By the way, Nevada defines “Early Learning” as “infant and toddler.” So, my infant can’t sit up or say “mama,” but the government wants her in school? Sure, no funny business going on there.

And let’s not forget the can’t get-it-in-the-classroom-fast-enough Social and Emotional Learning. This is where the government dispenses with all pretenses and just raises our children for us. SEL is buried in other slick sounding names, as well — character development, mental wellness, personal life habits. Whatever the chosen cover for it, it is still outside the purview of public education. Spiritual beliefs, social understanding, moral lessons, ethical behavior, emotional development and more are things parents are responsible to their children for, not the government.

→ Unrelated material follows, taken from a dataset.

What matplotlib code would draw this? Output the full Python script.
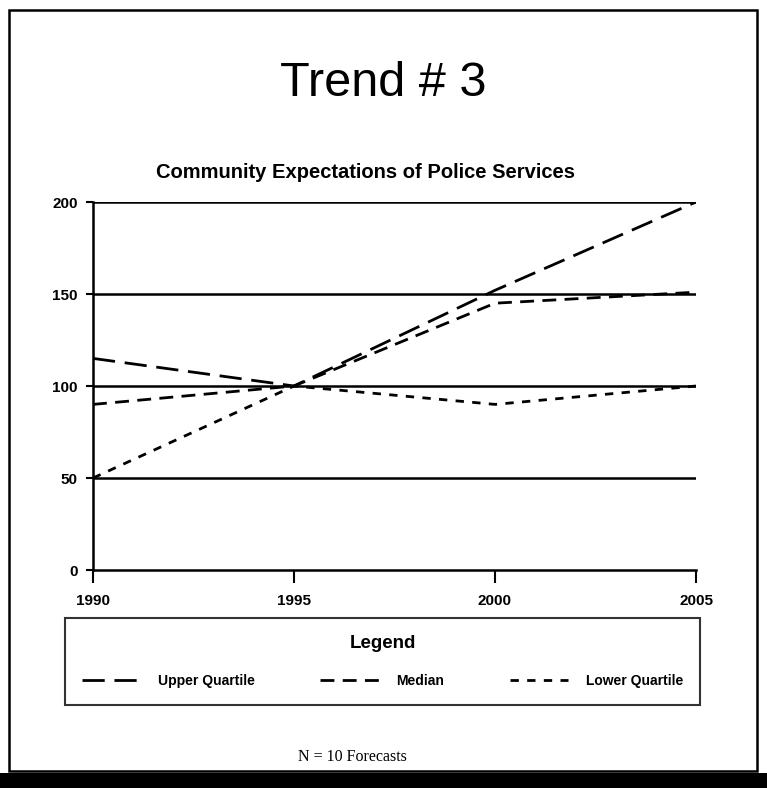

I am not angry with the comments of Mr. Kelley or Ms. Hershkovitz; on the contrary, their comments made me sad — sad to think that they would hand off the responsibility of raising their children, assuming they have any children

Certainly the public at large may have expectations that parents raise their children to have a baseline understanding of social courtesies and behave in kind. But that is not what we are talking about here. What we are talking about is much more sinister and much closer to fruition than any of us would like to admit.



Solar social justice

To the editor:

Lewis Jennings’ letter throws everything that’s divisive in society against the wall to see what sticks (“Less affluent shortchanged by solar,” July 23 Review-Journal). Mr. Jennings’ every-wedge-issue argument defines the widening gap of festering division that it seems we’ll never overcome.

I don’t know why Mr. Jennings was so motivated to fight net metering. He should have given ink to how unfair the stock market and the housing market are to have-nots, and how unfair the educational system is to poor regions. Or how unfair Tesla is to most of us. After all, I want to be to be able to go green, too.

Then it all came spewing out when Mr. Jennings threw down the social justice card. Equal access to the green agenda can’t just begin with an argument for access to a solar panel. Mr. Jennings needs to go back a few steps in his political activism.



Reid blind on border

To the editor:

Just when you thought Sen. Harry Reid couldn’t make a bigger buffoon out of himself, he sticks his foot in his mouth once again. To say that our southern border is secure while tens of thousands of immigrants are streaming across it is one of the goofiest statements ever uttered by this man, and he has certainly uttered a few. He is an embarrassment to the country in general and the state of Nevada in particular. Open your eyes, Sen. Reid, and see what is really going on in the country.



Compromise cornerstone

To the editor:

Isn’t it interesting that many people love to point fingers and complain about the other side, such as Rick Reynolds? (“Media and the GOP,” July 22 Review-Journal letters.) Our leadership and the people have forgotten the most important key words that describe our country: “One nation under God, indivisible, with liberty and justice for all.”

The only time we really should understand party lines is during an election. Once you get elected, you no longer represent your party, you represent the entire community and an entire nation. Our president obviously forgot that one absolute. He always calls out Republicans. And then those Republican leaders do absolutely the same thing, and who ends up paying the price? All of us.

It appears the people and our elected officials forgot a famous quote: “A house divided against itself cannot stand.” Never before have those words meant so much to so many. Mr. Reynolds must realize that division will only lead to more chaos.